start Data segment

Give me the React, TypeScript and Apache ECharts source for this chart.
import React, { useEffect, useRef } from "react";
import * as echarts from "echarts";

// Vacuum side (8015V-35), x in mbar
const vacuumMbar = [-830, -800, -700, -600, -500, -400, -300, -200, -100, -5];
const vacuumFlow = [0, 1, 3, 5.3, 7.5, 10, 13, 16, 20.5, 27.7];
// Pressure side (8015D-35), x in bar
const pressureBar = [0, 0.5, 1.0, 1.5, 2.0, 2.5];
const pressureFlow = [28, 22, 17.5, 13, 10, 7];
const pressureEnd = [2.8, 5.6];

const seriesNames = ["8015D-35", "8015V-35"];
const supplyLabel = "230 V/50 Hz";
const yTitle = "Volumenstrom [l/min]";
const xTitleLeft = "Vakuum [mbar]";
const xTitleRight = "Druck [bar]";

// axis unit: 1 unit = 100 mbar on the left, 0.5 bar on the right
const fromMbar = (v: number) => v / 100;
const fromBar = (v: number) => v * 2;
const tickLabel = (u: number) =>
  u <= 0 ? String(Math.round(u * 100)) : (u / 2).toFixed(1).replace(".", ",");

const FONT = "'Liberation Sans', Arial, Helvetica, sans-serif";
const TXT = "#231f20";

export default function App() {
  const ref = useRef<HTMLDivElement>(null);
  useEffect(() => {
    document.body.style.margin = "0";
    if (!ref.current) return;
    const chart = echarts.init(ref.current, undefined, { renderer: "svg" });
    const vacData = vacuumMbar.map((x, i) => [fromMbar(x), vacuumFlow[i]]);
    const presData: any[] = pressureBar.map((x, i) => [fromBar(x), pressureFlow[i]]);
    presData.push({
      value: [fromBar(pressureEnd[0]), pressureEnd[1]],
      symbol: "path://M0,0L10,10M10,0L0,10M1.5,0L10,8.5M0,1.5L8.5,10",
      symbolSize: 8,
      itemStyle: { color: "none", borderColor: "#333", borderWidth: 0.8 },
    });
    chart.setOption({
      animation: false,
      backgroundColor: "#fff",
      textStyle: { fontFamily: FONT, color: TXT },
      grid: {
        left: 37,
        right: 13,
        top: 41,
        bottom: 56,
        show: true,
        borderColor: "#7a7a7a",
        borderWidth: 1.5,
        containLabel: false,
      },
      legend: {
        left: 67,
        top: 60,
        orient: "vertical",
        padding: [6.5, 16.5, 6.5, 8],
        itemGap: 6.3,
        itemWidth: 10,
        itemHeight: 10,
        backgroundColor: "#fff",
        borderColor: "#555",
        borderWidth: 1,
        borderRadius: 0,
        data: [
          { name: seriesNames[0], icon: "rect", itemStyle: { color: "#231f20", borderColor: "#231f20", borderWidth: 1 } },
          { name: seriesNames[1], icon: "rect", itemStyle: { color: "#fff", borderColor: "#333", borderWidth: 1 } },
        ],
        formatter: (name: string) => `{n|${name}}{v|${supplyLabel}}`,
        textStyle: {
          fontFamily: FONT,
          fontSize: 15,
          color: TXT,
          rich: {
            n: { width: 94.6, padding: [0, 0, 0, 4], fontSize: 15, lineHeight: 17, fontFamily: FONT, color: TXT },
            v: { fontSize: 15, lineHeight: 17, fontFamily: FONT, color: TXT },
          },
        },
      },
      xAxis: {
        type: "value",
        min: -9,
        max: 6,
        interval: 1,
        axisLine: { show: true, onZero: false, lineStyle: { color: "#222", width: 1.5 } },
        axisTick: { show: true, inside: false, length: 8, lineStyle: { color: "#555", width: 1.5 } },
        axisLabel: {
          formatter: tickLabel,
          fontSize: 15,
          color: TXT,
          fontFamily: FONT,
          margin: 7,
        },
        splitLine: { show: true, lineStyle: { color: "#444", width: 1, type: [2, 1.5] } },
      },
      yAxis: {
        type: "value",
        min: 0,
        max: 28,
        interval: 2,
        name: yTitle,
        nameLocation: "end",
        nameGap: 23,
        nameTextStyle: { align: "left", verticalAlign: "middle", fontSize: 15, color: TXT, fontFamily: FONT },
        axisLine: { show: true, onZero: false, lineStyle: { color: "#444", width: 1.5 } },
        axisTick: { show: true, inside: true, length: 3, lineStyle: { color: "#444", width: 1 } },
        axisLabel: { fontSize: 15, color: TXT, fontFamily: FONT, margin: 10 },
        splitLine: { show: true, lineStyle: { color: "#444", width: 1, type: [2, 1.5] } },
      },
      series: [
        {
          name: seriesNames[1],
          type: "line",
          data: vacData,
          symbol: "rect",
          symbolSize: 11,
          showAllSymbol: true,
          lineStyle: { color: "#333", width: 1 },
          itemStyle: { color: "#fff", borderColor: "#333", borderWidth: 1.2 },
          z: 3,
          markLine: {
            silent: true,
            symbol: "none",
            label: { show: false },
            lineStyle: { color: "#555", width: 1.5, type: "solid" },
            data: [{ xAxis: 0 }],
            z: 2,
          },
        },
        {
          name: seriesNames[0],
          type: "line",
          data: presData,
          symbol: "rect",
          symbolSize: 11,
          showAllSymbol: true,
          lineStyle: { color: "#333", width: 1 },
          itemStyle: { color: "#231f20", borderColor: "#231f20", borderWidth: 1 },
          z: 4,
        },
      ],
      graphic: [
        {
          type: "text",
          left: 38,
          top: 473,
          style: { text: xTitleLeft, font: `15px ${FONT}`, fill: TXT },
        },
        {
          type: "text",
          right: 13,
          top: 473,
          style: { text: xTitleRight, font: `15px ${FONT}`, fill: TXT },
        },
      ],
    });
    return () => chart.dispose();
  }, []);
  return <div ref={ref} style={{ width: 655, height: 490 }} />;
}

end Data segment

> Stated problem: Quote exactly the lines running from the start of the listing above through the line where "import * as" is found, and output no other lines.

> Exercise answer:
Give me the React, TypeScript and Apache ECharts source for this chart.
import React, { useEffect, useRef } from "react";
import * as echarts from "echarts";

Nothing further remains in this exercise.